Harvey Weinstein found guilty in landmark #MeToo moment
Updated 07:00, 25-Feb-2020
Associated Press
01:12

Harvey Weinstein was convicted Monday at his sexual assault trial, sealing his dizzying fall from powerful Hollywood studio boss to archvillain of the #MeToo movement.

The jury found him guilty of criminal sexual act in 1st degree and guilty of rape in the 3rd degree.

They found him not guilty of two counts of predatory sexual assault and one count of rape in the 1st degree.

The verdict followed weeks of often harrowing and excruciatingly graphic testimony from a string of accusers who told of rapes, forced oral sex, groping, masturbation, lewd propositions and that's-Hollywood excuses from Weinstein about how the casting couch works.

The conviction was seen as a long-overdue reckoning for Weinstein after years of whispers about his behavior turned into a torrent of accusations in 2017 that destroyed his career and gave rise to #MeToo, the global movement to encourage women to come forward and hold powerful men accountable for their sexual misconduct.

The jury of seven men and five women took five days to find him guilty.

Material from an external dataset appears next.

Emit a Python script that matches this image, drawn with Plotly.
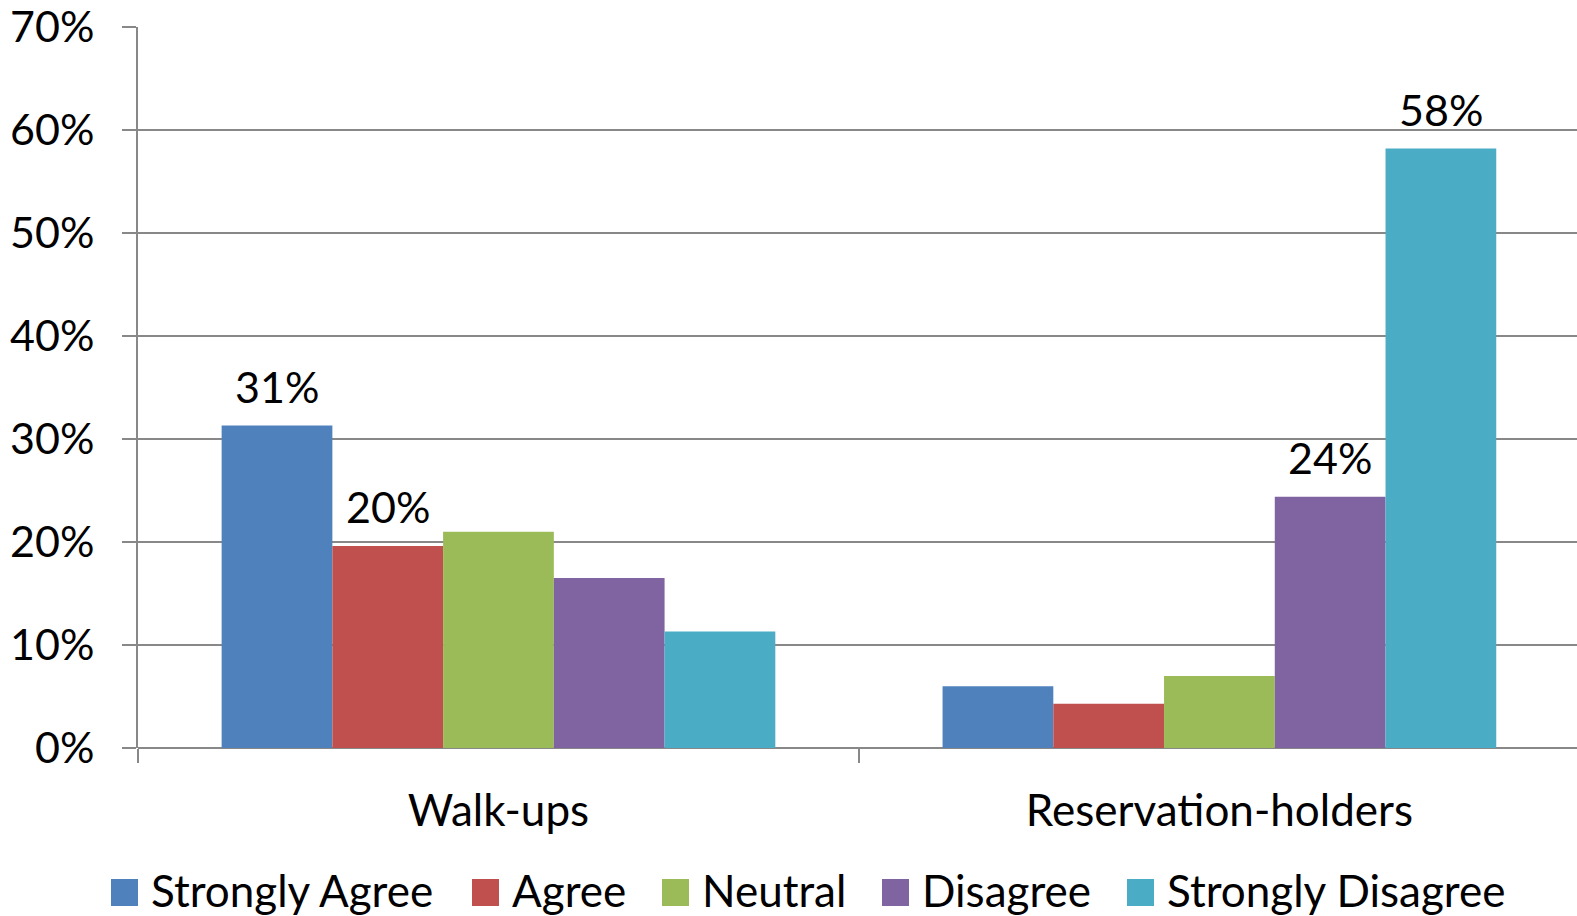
import plotly.graph_objects as go

groups = ["Walk-ups", "Reservation-holders"]
responses = ["Strongly Agree", "Agree", "Neutral", "Disagree", "Strongly Disagree"]
colors = ["#4F81BD", "#C0504D", "#9BBB59", "#8064A2", "#4BACC6"]

# share of respondents per response, [Walk-ups, Reservation-holders]
strongly_agree = [0.313, 0.060]
agree = [0.196, 0.043]
neutral = [0.210, 0.070]
disagree = [0.165, 0.244]
strongly_disagree = [0.113, 0.582]
series_values = [strongly_agree, agree, neutral, disagree, strongly_disagree]

# which bars carry a value label
labelled = [[True, False], [True, False], [False, False], [False, True], [False, True]]

y_ticks = [0, 0.1, 0.2, 0.3, 0.4, 0.5, 0.6, 0.7]

FONT = "Lato, Carlito, Calibri, sans-serif"
GRID = "#888888"

W, H = 1577, 916
ML, MR, MT, MB = 138, 0, 27, 168
BARGAP = 0.232
X_RANGE = [-0.5, 1.496]
plot_w = W - ML - MR
cat_px = plot_w / (X_RANGE[1] - X_RANGE[0])
bar_px = cat_px * (1 - BARGAP) / len(responses)

fig = go.Figure()
for name, vals, col in zip(responses, series_values, colors):
    fig.add_trace(go.Bar(
        name=name,
        x=groups,
        y=vals,
        marker=dict(color=col, line=dict(width=0)),
        showlegend=False,
    ))

annotations = []
# value labels above selected bars
for i, (vals, lab) in enumerate(zip(series_values, labelled)):
    for g, v, show in zip(groups, vals, lab):
        if show:
            annotations.append(dict(
                x=g, y=v, xref="x", yref="y",
                text=f"{v:.0%}", showarrow=False,
                xanchor="center", yanchor="bottom",
                xshift=(i - (len(responses) - 1) / 2) * bar_px,
                yshift=12,
                font=dict(size=43, family=FONT, color="black"),
            ))

# legend row below the axis
legend_box_left = [111, 472, 662, 882, 1127]
shapes = []
for name, col, px in zip(responses, colors, legend_box_left):
    shapes.append(dict(
        type="rect", xref="paper", yref="paper",
        xsizemode="pixel", ysizemode="pixel", xanchor=0, yanchor=0,
        x0=px - ML, x1=px - ML + 27, y0=-158, y1=-131,
        fillcolor=col, line=dict(width=0),
    ))
    annotations.append(dict(
        x=0, y=0, xref="paper", yref="paper",
        xshift=px - ML + 38, yshift=-142,
        xanchor="left", yanchor="middle",
        text=name, showarrow=False,
        font=dict(size=44, family=FONT, color="black"),
    ))

fig.update_layout(
    barmode="group",
    bargap=BARGAP,
    bargroupgap=0,
    width=W,
    height=H,
    margin=dict(l=ML, r=MR, t=MT, b=MB, autoexpand=False),
    paper_bgcolor="white",
    plot_bgcolor="white",
    font=dict(family=FONT, color="black", size=43),
    showlegend=False,
    annotations=annotations,
    shapes=shapes,
    xaxis=dict(
        range=X_RANGE,
        showgrid=False,
        showline=False,
        ticks="outside",
        tickson="boundaries",
        ticklen=14,
        tickwidth=2,
        tickcolor=GRID,
        tickfont=dict(size=44, family=FONT),
        ticklabelstandoff=33,
    ),
    yaxis=dict(
        range=[0, 0.7],
        tickvals=y_ticks,
        tickformat=".0%",
        showgrid=True,
        gridcolor=GRID,
        gridwidth=2,
        zeroline=True,
        zerolinecolor=GRID,
        zerolinewidth=2,
        showline=True,
        linecolor=GRID,
        linewidth=2,
        ticks="outside",
        ticklen=14,
        tickwidth=2,
        tickcolor=GRID,
        tickfont=dict(size=43, family=FONT),
        ticklabelstandoff=19,
    ),
)

fig.write_html("out.html")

The case against the once-feared producer was essentially built on three allegations: that he raped an aspiring actress in a New York City hotel room in 2013, that he forcibly performed oral sex on another woman, production assistant Mimi Haleyi, at his apartment in 2006, and that he raped and forcibly performed oral sex on "Sopranos” actress Annabella Sciorra in her apartment in the mid-1990s.

Three additional women who said they, too, were attacked by Weinstein also testified as part of an effort by prosecutors to show a pattern of brutish behavior on his part.

The Associated Press does not typically identify people who say they are victims of sex crimes unless they grant permission, as Haleyi and Sciorra did.

Jurors signaled their struggles with the Sciorra charges four days into deliberations. On Friday, after reviewing sections of her testimony and related evidence, they sent a note to the judge indicating they were deadlocked on the counts but had reached a unanimous verdict on the others. After some debate in the courtroom, the judge ordered jurors to keep deliberating.

While Weinstein did not testify, his lawyers contended that any sexual contact was consensual and that his accusers went to bed with him to advance their careers.

The defense seized on the fact that two of the women central to the case stayed in contact with Weinstein through warm and even flirty emails — and had sex with him — well after he supposedly attacked them.